Norway’s armed forces have been unsettled by Russian aggression in Ukraine, fearing that Russia’s demonstrated willingness to annex territories near its western borders represents a long term risk for the country. 
 
The Soviet Douglas A-20C torpedo bomber was shot down in September 1944 off the coast of Berlevåg on Norway's border with Russia.
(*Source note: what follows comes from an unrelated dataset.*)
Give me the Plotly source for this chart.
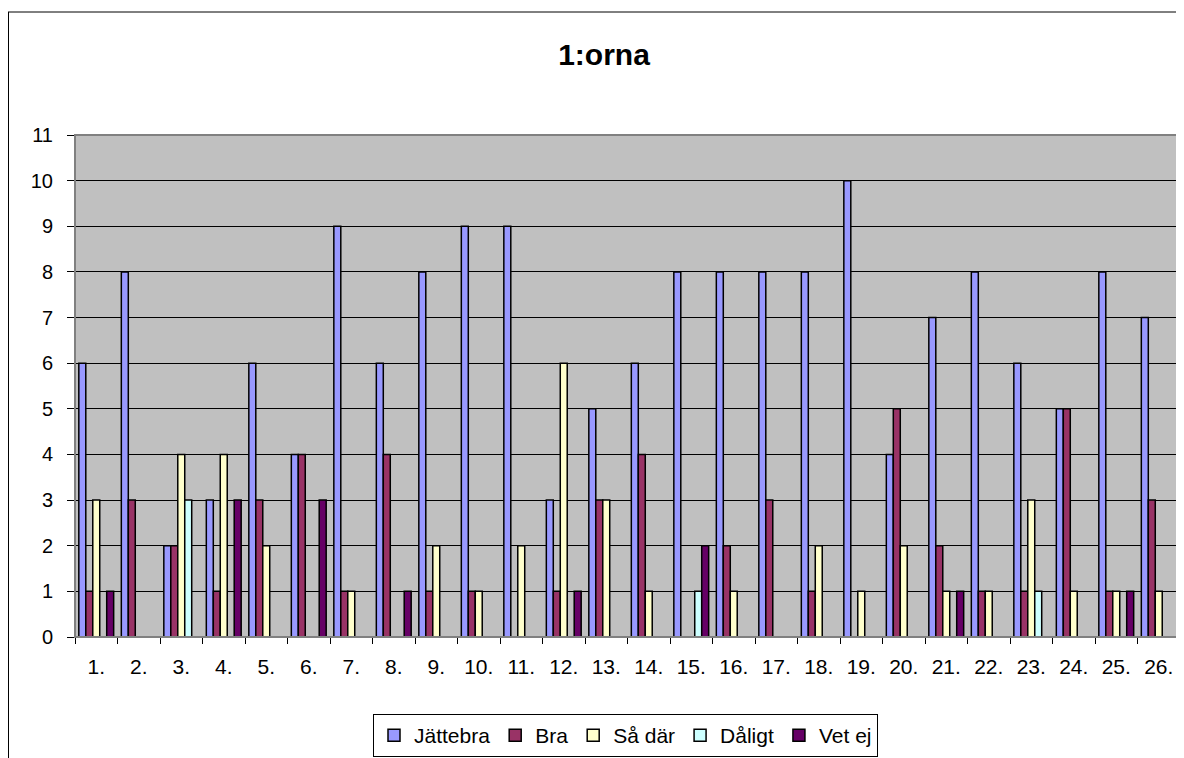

The plane had been hunting for German convoys supplying the then occupied coast of northern Norway. 
 
The wreck is symbolic for Russia partly because it pilot, Evgeny Frantsjev, was awarded the "Hero of the Soviet Union” medal the month before the crash. 
 
Local politicians and historians in Finnmark have expressed disappointment at the government's unwillingness to help Russia find and retrieve the plane, arguing it would help maintain good relations across the border in difficult times. 
 
Norway has continued cooperating with Russia in the north over areas such as fisheries, despite Norway enacting EU-led sanctions against the country. 
 
During the parliamentary questions, Solberg ruled out sending weapons to Ukraine to help the country fight Russian-backed separatists in its eastern provinces. 
 
“Norway has very clear rules relating to weapons. It is not appropriate for us to send anything to a country in conflict and war,” she said. “We are also concerned that this will not be resolved with weapons.This must be resolved by political means.”